When his indentures expired, very advantageous offers were made to induce him to continue with the "trade;" but he refused them all and probably

without any defined plan of conduct for future life, resigned a connexion which, with talents infinitely below his, many could have made highly lucrative.

Bird had long felt that yearning after distinction which genius ever feels; he had improved his knowledge in the nature and use of colours; his eye was already familiar with the human form, and his mind stored with those images of social humour and fireside affection in which his strength lay. Of nature as he felt it, and of manners and passions, he had produced many sketches with the pencil-some he had tried to make permanent in oil; and his confidence was daily increasing with his skill.

It was to the advantage of his art that he was thus self-instructed-for his genius was not of that powerful and self-relying order which gains much and loses nothing in the lecture-room and the mechanical workshop attached to academies. The routine of a regular education in art would probably have tamed down the gentle fire with which nature had endowed his bosom to a very insignificant spark.
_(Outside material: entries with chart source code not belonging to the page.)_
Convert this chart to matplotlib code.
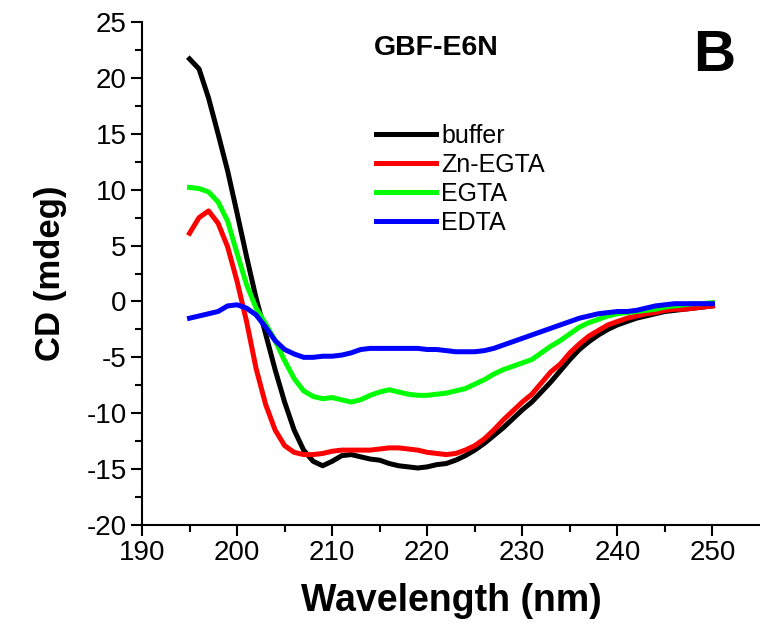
import matplotlib
matplotlib.use("Agg")
import matplotlib.pyplot as plt
import numpy as np

plt.rcParams['font.family'] = ['Liberation Sans', 'DejaVu Sans']
plt.rcParams['axes.unicode_minus'] = False

# wavelength grid (nm), 1 nm steps
wavelength = np.arange(195, 251)

buffer_cd = [21.7, 20.8, 18.2, 15.0, 11.7, 7.9, 4.0, 0.3, -2.9, -6.1,
             -9.0, -11.5, -13.3, -14.3, -14.7, -14.3, -13.8, -13.7, -13.9, -14.1,
             -14.2, -14.5, -14.7, -14.8, -14.9, -14.8, -14.6, -14.5, -14.2, -13.8,
             -13.3, -12.7, -12.0, -11.3, -10.5, -9.7, -9.0, -8.1, -7.2, -6.2,
             -5.2, -4.3, -3.6, -3.0, -2.5, -2.1, -1.8, -1.5, -1.3, -1.1,
             -0.9, -0.8, -0.7, -0.6, -0.5, -0.4]
zn_egta_cd = [6.1, 7.5, 8.1, 7.0, 4.9, 1.8, -1.8, -6.0, -9.2, -11.5,
              -12.9, -13.5, -13.7, -13.7, -13.6, -13.4, -13.3, -13.3, -13.3, -13.3,
              -13.2, -13.1, -13.1, -13.2, -13.3, -13.5, -13.6, -13.7, -13.6, -13.3,
              -12.9, -12.3, -11.5, -10.6, -9.8, -9.0, -8.3, -7.3, -6.3, -5.6,
              -4.6, -3.8, -3.1, -2.6, -2.1, -1.8, -1.5, -1.3, -1.1, -1.0,
              -0.8, -0.7, -0.7, -0.6, -0.5, -0.4]
egta_cd = [10.2, 10.1, 9.8, 8.9, 7.2, 4.3, 1.5, -0.6, -2.0, -3.5,
           -5.3, -6.9, -8.0, -8.5, -8.7, -8.6, -8.8, -9.0, -8.8, -8.4,
           -8.1, -7.9, -8.1, -8.3, -8.4, -8.4, -8.3, -8.2, -8.0, -7.8,
           -7.4, -7.0, -6.5, -6.1, -5.8, -5.5, -5.2, -4.6, -4.0, -3.5,
           -2.9, -2.3, -1.9, -1.6, -1.3, -1.1, -1.0, -0.9, -0.8, -0.7,
           -0.5, -0.4, -0.3, -0.2, -0.2, -0.1]
edta_cd = [-1.5, -1.3, -1.1, -0.9, -0.4, -0.3, -0.6, -1.2, -2.3, -3.5,
           -4.3, -4.7, -5.0, -5.0, -4.9, -4.9, -4.8, -4.6, -4.3, -4.2,
           -4.2, -4.2, -4.2, -4.2, -4.2, -4.3, -4.3, -4.4, -4.5, -4.5,
           -4.5, -4.4, -4.2, -3.9, -3.6, -3.3, -3.0, -2.7, -2.4, -2.1,
           -1.8, -1.5, -1.3, -1.1, -1.0, -0.9, -0.9, -0.8, -0.6, -0.4,
           -0.3, -0.2, -0.2, -0.2, -0.2, -0.2]

labels = ['buffer', 'Zn-EGTA', 'EGTA', 'EDTA']
colors = ['black', '#ff0000', '#00ff00', '#0000ff']

fig = plt.figure(figsize=(7.6, 6.29), dpi=100)
ax = fig.add_axes([142 / 760, 104 / 629, 618 / 760, 503 / 629])

for ys, lab, c in zip([buffer_cd, zn_egta_cd, egta_cd, edta_cd], labels, colors):
    ax.plot(wavelength, ys, color=c, linewidth=3.6, label=lab,
            solid_joinstyle='round')

ax.set_xlim(190, 255)
ax.set_ylim(-20, 25)
ax.set_xticks(np.arange(190, 251, 10))
ax.set_xticks(np.arange(195, 255, 10), minor=True)
ax.set_yticks(np.arange(-20, 26, 5))
ax.set_yticks(np.arange(-17.5, 25, 5), minor=True)

ax.spines['top'].set_visible(False)
ax.spines['right'].set_visible(False)
for s in ['left', 'bottom']:
    ax.spines[s].set_linewidth(1.5)
ax.tick_params(which='major', direction='out', length=8, width=1.5, labelsize=20, pad=3)
ax.tick_params(which='minor', direction='out', length=5, width=1.5)

ax.set_xlabel('Wavelength (nm)', fontsize=27, fontweight='bold', labelpad=12)
ax.set_ylabel('CD (mdeg)', fontsize=25, fontweight='bold', labelpad=14)

fig.text(436 / 760, 1 - 48 / 629, 'GBF-E6N', fontsize=20.5, fontweight='bold',
         ha='center', va='center')
fig.text(714 / 760, 1 - 56 / 629, 'B', fontsize=42, fontweight='bold',
         ha='center', va='center')

ax.legend(loc='upper left', bbox_to_anchor=(376 / 760, 1 - 124 / 629),
          bbox_transform=fig.transFigure, frameon=False, fontsize=18,
          handlelength=2.4, handletextpad=0.2, labelspacing=0.2,
          borderpad=0, borderaxespad=0)

fig.savefig('out.png', dpi=100)
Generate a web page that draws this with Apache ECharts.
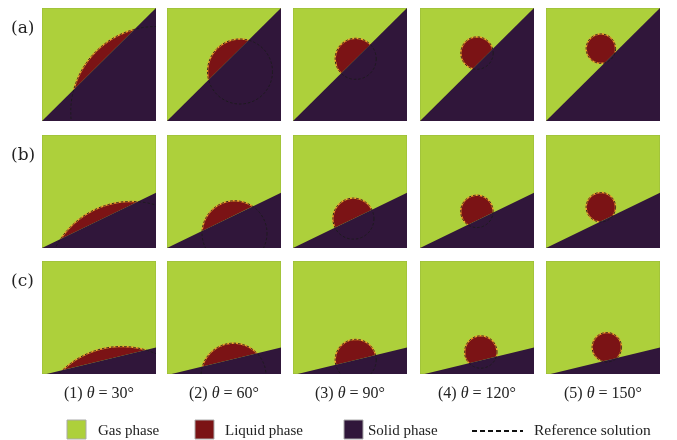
<!DOCTYPE html>
<html><head><meta charset="utf-8">
<script src="https://cdn.jsdelivr.net/npm/echarts@6/dist/echarts.min.js"></script>
<style>html,body{margin:0;padding:0;background:#fff}#c{width:677px;height:440px}</style>
</head><body><div id="c"></div>
<script>
// ---- data ----
var rowLabels = ['(a)', '(b)', '(c)'];
var colLabels = ['(1)', '(2)', '(3)', '(4)', '(5)'];
var contactAngles = [30, 60, 90, 120, 150];           // degrees
var dropRadius = [0.75, 0.285, 0.18, 0.142, 0.129];    // fraction of panel width
var wallStartX = [0, 0, 0.04];                         // where the wall meets the bottom edge
var wallEndY = [1, 0.49, 0.235];                       // wall height at the right edge
var contactMidX = [
  [0.545, 0.54, 0.55, 0.55, 0.56],
  [0.50, 0.53, 0.53, 0.53, 0.53],
  [0.545, 0.55, 0.55, 0.55, 0.56]
];
var legendNames = ['Gas phase', 'Liquid phase', 'Solid phase', 'Reference solution'];

// ---- styling ----
var GAS = '#add03b', LIQ = '#7b1315', SOL = '#30163a', EDGE = '#eea32c';
var colX = [42, 167, 293, 420, 546], rowY = [8, 135, 261], PW = 114, PH = 113;

var grids = [], xAxes = [], yAxes = [], series = [];
rowLabels.forEach(function (rl, r) {
  colLabels.forEach(function (cl, c) {
    var k = grids.length;
    grids.push({left: colX[c], top: rowY[r], width: PW, height: PH});
    xAxes.push({gridIndex: k, type: 'value', min: 0, max: 1, show: false});
    yAxes.push({gridIndex: k, type: 'value', min: 0, max: 1, show: false});
    series.push({
      type: 'custom', xAxisIndex: k, yAxisIndex: k, clip: true,
      data: [[r, c]],
      renderItem: function (params, api) {
        var cs = params.coordSys;
        var S = api.coord([wallStartX[r], 0]);
        var E = api.coord([1, wallEndY[r]]);
        var mx = contactMidX[r][c];
        var M = api.coord([mx, wallEndY[r] * (mx - wallStartX[r]) / (1 - wallStartX[r])]);
        var BR = api.coord([1, 0]);
        var dx = E[0] - S[0], dy = E[1] - S[1], L = Math.sqrt(dx * dx + dy * dy);
        var u = [dx / L, dy / L], n = [u[1], -u[0]];
        var th = contactAngles[c] * Math.PI / 180;
        var R = dropRadius[c] * cs.width;
        var C = [M[0] - R * Math.cos(th) * n[0], M[1] - R * Math.cos(th) * n[1]];
        var arc = [];
        var a0 = Math.PI / 2 - th, a1 = Math.PI / 2 + th, N = 120;
        for (var i = 0; i <= N; i++) {
          var p = a0 + (a1 - a0) * i / N;
          arc.push([C[0] + R * (Math.cos(p) * u[0] + Math.sin(p) * n[0]),
                    C[1] + R * (Math.cos(p) * u[1] + Math.sin(p) * n[1])]);
        }
        return {
          type: 'group',
          children: [
            {type: 'rect', shape: {x: cs.x, y: cs.y, width: cs.width, height: cs.height},
             style: {fill: GAS, stroke: '#98b83a', lineWidth: 1}},
            {type: 'polygon', shape: {points: arc}, style: {fill: LIQ}},
            {type: 'polyline', shape: {points: arc}, style: {stroke: EDGE, lineWidth: 1.5, fill: null}},
            {type: 'polygon', shape: {points: [S, E, BR]}, style: {fill: SOL}},
            {type: 'circle', shape: {cx: C[0], cy: C[1], r: R},
             style: {fill: null, stroke: '#1b1b1b', lineWidth: 0.9, lineDash: [2.5, 2]}}
          ]
        };
      }
    });
  });
});

var graphics = [];
rowLabels.forEach(function (rl, r) {
  graphics.push({type: 'text', left: 11, top: rowY[r] + 12,
    style: {text: rl, font: '17px "DejaVu Serif"', fill: '#222'}});
});
colLabels.forEach(function (cl, c) {
  graphics.push({type: 'text', x: colX[c] + PW / 2, y: 394,
    style: {text: cl + ' {i|θ} = ' + contactAngles[c] + '°', textAlign: 'center', textVerticalAlign: 'middle',
      font: '16px "Liberation Serif"', fill: '#222',
      rich: {i: {font: 'italic 16px "Liberation Serif"', fill: '#222'}}}});
});
var legFill = [GAS, LIQ, SOL];
var legSqX = [67, 195, 344], legTxtX = [98, 225, 368];
legFill.forEach(function (f, i) {
  graphics.push({type: 'rect', shape: {x: legSqX[i], y: 420, width: 19, height: 19},
    style: {fill: f, stroke: '#aaa', lineWidth: 1}});
  graphics.push({type: 'text', x: legTxtX[i], y: 431,
    style: {text: legendNames[i], font: '15px "Liberation Serif"', fill: '#222', textVerticalAlign: 'middle'}});
});
graphics.push({type: 'line', shape: {x1: 472, y1: 431, x2: 523, y2: 431},
  style: {stroke: '#111', lineWidth: 2, lineDash: [5, 3]}});
graphics.push({type: 'text', x: 534, y: 431,
  style: {text: legendNames[3], font: '15.5px "Liberation Serif"', fill: '#222', textVerticalAlign: 'middle'}});

var chart = echarts.init(document.getElementById('c'), null, {renderer: 'canvas'});
chart.setOption({
  animation: false,
  backgroundColor: '#fff',
  grid: grids, xAxis: xAxes, yAxis: yAxes, series: series,
  graphic: graphics
});
</script></body></html>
Though Bird listened to the call of ambition, he was a wise and a prudent man, and obeyed it but in part. He relinquished all connexion with Birmingham and her teaboards, and, removing to Bristol, commenced a drawing-school. During the intervals of instruction, he sketched, designed, and painted with all his early ardour, and with success such as follows patient self-discipline. He by-and-by thought so well of his works, that he ventured to show some of them to his friends, and among others to Mr. Murphy, an artist of taste and feeling, who liked them so much that he advised their being exhibited. To this Bird was averse for some time, but he at last consented to send two to the Bath Exhibition. It was necessary that a price should be named; the painter wrote down ten guineas each: his friend, with a better sense of their merit, wrote down thirty; and hey found ready purchasers. This was in 1807.

when Bird was in his thirty-fifth year. His sketchbooks, says Mr. Murphy, were at that time filled with subjects fit to expand into paintings, and contained scenes of all kind, serious and comic. They were marked by an original spirit, and showed a natural skill in grouping. The Interior of a Volunteer's Cottage was the subject of one of his works; and Clowns dancing in an Ale-house another. The threats of a French invasion had

"Brought the freeman's arm to aid the freeman's laws,"
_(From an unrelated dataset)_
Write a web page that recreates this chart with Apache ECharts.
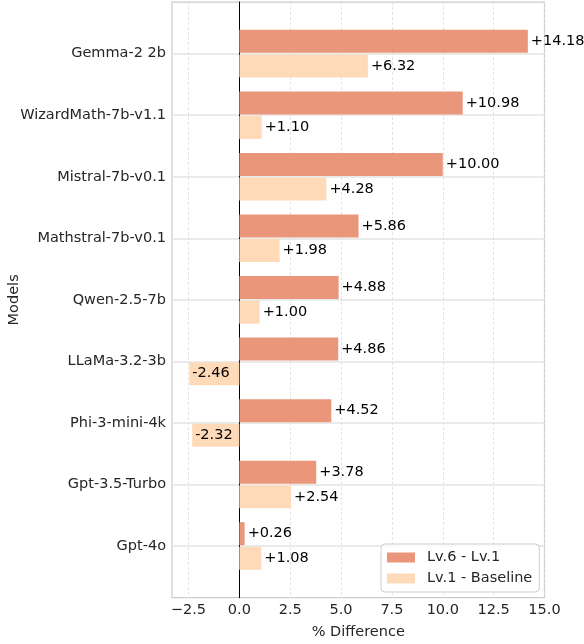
<!DOCTYPE html>
<html>
<head>
<meta charset="utf-8">
<script src="https://cdn.jsdelivr.net/npm/echarts@6/dist/echarts.min.js"></script>
<style>
  html, body { margin: 0; padding: 0; background: #fff; }
  #main { width: 584px; height: 644px; }
</style>
</head>
<body>
<div id="main"></div>
<script>
var models = ['Gemma-2 2b', 'WizardMath-7b-v1.1', 'Mistral-7b-v0.1', 'Mathstral-7b-v0.1',
              'Qwen-2.5-7b', 'LLaMa-3.2-3b', 'Phi-3-mini-4k', 'Gpt-3.5-Turbo', 'Gpt-4o'];
var lv6_lv1 = [14.18, 10.98, 10.00, 5.86, 4.88, 4.86, 4.52, 3.78, 0.26];
var lv1_base = [6.32, 1.10, 4.28, 1.98, 1.00, -2.46, -2.32, 2.54, 1.08];
var xTicks = [-2.5, 0, 2.5, 5, 7.5, 10, 12.5, 15];
var rowTicks = [0, 1, 2, 3, 4, 5, 6, 7, 8];

var chart = echarts.init(document.getElementById('main'));
var font = 'DejaVu Sans';
var fs = 14.5;

function fmt(v) {
    return (v > 0 ? '+' : '') + v.toFixed(2);
}

// label position depends on sign
function toData(arr) {
    return arr.map(function (v) {
        if (v < 0) {
            return { value: v, label: { position: 'insideLeft', distance: 3 } };
        }
        return v;
    });
}

var option = {
    animation: false,
    textStyle: { fontFamily: font },
    grid: [
        // outer frame (spines + grid lines)
        { left: 172, right: 39.5, top: 2, bottom: 46.3, show: true, outerBoundsMode: 'none', containLabel: false,
          borderColor: '#cccccc', borderWidth: 1.25, backgroundColor: '#fff' },
        // bars
        { left: 172, right: 39.5, top: 22.9, bottom: 67.2, outerBoundsMode: 'none', containLabel: false }
    ],
    legend: {
        orient: 'vertical',
        left: 381, top: 544,
        padding: [6, 7, 6, 6],
        itemGap: 6,
        itemWidth: 28, itemHeight: 10,
        icon: 'rect',
        backgroundColor: 'rgba(255,255,255,0.8)',
        borderColor: '#cccccc', borderWidth: 1, borderRadius: 4,
        textStyle: { fontFamily: font, fontSize: fs, color: '#262626', padding: [0, 0, 0, 7] },
        data: ['Lv.6 - Lv.1', 'Lv.1 - Baseline']
    },
    xAxis: [
        {
            gridIndex: 0, type: 'value', min: -3.31, max: 15,
            name: '% Difference', nameLocation: 'middle', nameGap: 27, nameMoveOverlap: false,
            nameTextStyle: { fontFamily: font, fontSize: fs, color: '#262626' },
            axisLine: { show: false, onZero: false },
            axisTick: { show: false, customValues: xTicks },
            axisLabel: {
                customValues: xTicks, margin: 5,
                fontFamily: font, fontSize: fs, color: '#262626',
                formatter: function (v) { return (v < 0 ? '\u2212' : '') + Math.abs(v).toFixed(1); }
            },
            splitLine: { show: true, lineStyle: { color: '#dddddd', width: 0.8, type: [3, 2] } }
        },
        {
            gridIndex: 1, type: 'value', min: -3.31, max: 15, show: false,
            splitLine: { show: false }
        }
    ],
    yAxis: [
        {
            gridIndex: 0, type: 'value', inverse: true, min: -0.84, max: 8.84,
            axisLine: { show: true, onZero: true, lineStyle: { color: '#000', width: 1 } },
            axisTick: { show: false, customValues: rowTicks },
            axisLabel: { show: false, customValues: rowTicks },
            splitLine: { show: true, lineStyle: { color: '#e3e3e3', width: 1.5 } }
        },
        {
            gridIndex: 1, type: 'category', inverse: true, data: models,
            name: 'Models', nameLocation: 'middle', nameGap: 150, nameMoveOverlap: false,
            nameTextStyle: { fontFamily: font, fontSize: fs, color: '#262626' },
            axisLine: { show: false },
            axisTick: { show: false },
            axisLabel: { margin: 6, fontFamily: font, fontSize: fs, color: '#262626' },
            splitLine: { show: false }
        }
    ],
    series: [
        {
            name: 'Lv.6 - Lv.1', type: 'bar',
            xAxisIndex: 1, yAxisIndex: 1,
            barWidth: 23, barGap: '7%',
            itemStyle: { color: '#E9967A' },
            label: { show: true, position: 'right', distance: 3, formatter: function (p) { return fmt(p.value); },
                     fontFamily: font, fontSize: fs, color: '#000' },
            data: toData(lv6_lv1)
        },
        {
            name: 'Lv.1 - Baseline', type: 'bar',
            xAxisIndex: 1, yAxisIndex: 1,
            barWidth: 23, barGap: '7%',
            itemStyle: { color: '#FFDAB9' },
            label: { show: true, position: 'right', distance: 3, formatter: function (p) { return fmt(p.value); },
                     fontFamily: font, fontSize: fs, color: '#000' },
            data: toData(lv1_base)
        }
    ]
};

chart.setOption(option);
</script>
</body>
</html>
and Bird had the bayonet of a volunteer at that time in his hands. He was surrounded by a growing family. Fame and money were both desirable, and they were both obtained. Art cannot be followed without incurring expense; and the very reputation which genius acquires is a tax upon the pocket by bringing friends and strangers. Our painter's heart opened with his fortune: he was never a profuse, but always a very liberal man.

His first successful work, if we measure success by the applause of the world, was called "Good News." Some of his earlier pictures, I have heard good judges say, were of higher merit-and this is not unlikely; it seldom happens that the first original work which genius produces seizes the attention of mankind; it is considered by many as the lucky hit of an ordinary mind, and passed by till it is recalled to notice by a continuation of works from the same hand. "The Choristers Rehearsing" and "The Will" followed, and received equal praise, and, what was not less fortunate, obtained purchasers of high distinction: his present Majesty bought the first, and added judicious commendation to liberal payment; and the other was purchased by the late Marquis of Hastings. The Royal Academy soon afterward conferred honoar on themselves by enrolling our self-taught artist among their number.